The college broke up for Xmas and on my return in the new year, a good many of my classmates brandished iPods. I however didn't as I'm not keen on listening to music through earphones. In maths, the teacher would allow us to listen to music whilst working through an exercise book and I was pretty much the only one in the class that didn't have an iPod. This would not do.

The next lesson, we were working through a trigonometry exercise and people were plugging in their iPods so I fished out of my bag my answer to this ubiquitous over-hyped music device. A 20 year old Aiwa personal stereo, complete with battery cover held in place with red electricians tape. It drew considerable attention. Do kids nowadays have no knowledge of older technology? When I was their age, I knew what a Dansette record player was and that it played 78s, and TVs that could be fixed by your dad belting the side of it with his shoe and I could even have recognised a gramophone.

But no, this was like some weird alien device that they couldn't even comprehend. It played a format that they had no memories of and was obsolete before they even started nursery school. Surely their parents must own similar stuff. This was proved when one of them declared that their dad had something in the loft that played cassettes.

To complete the image, I dug out "Now That's What I call Music 10". The problem was that it needed rewinding and notwithstanding the technical wizardry of Aiwa's R&D department, my player had no rewind function as it used up batteries on a scale not seen since Big Trak. Rewinding the tape involved slotting the cassette spool onto a Bic biro and spinning it around and around and this actually drew gasps as if I had just levitated out of the window.

If only I still had the original headphones which were those strip of spring-steel affairs with a sponge headphone pad at each end; none of these uncomfortable ear-plug things for me.
(, Fri 8 Jun 2012, 15:10, 3 replies)
I had an Aiwa personal stereo
I used to cycle to college with it on. One day while cycling up a pretty steep hill.It fell out of my pocket and bounced down the hill sending bits of plastic pinging off in all directions.

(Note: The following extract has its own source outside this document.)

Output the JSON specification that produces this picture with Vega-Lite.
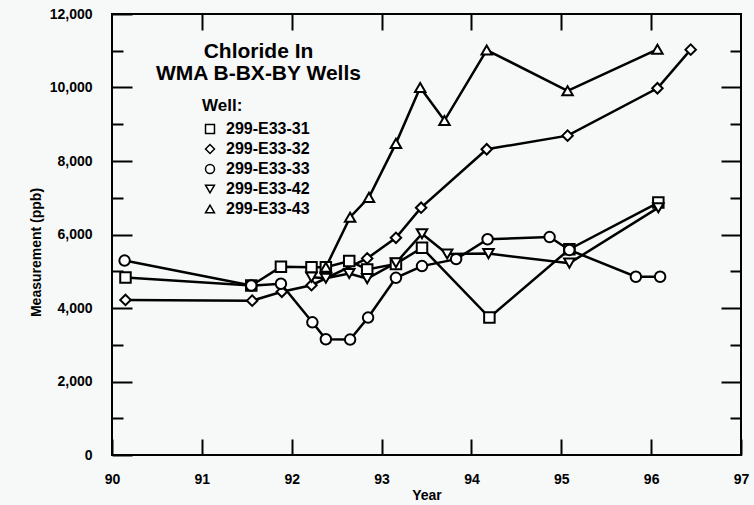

I went and retrieved the metal shell. Put my headphones back in pressed play and to my surprise and joy it still worked. I called it Arnie from there on in in deference to the fleshless terminator.

Couldn't do that to an iPod
(, Fri 8 Jun 2012, 15:35, closed)
You just should have listened to whichever side was ready to be played!

(, Fri 8 Jun 2012, 16:16, closed)
I was copying some old tapes to MP3
the other day, and had reason to manually rewind a tape. It occured to me that the fact that a bic biro pen is the perfect size and hexagonalness for this job is the kind of knowledge that will just be lost to the ages. Well done for keeping it alive.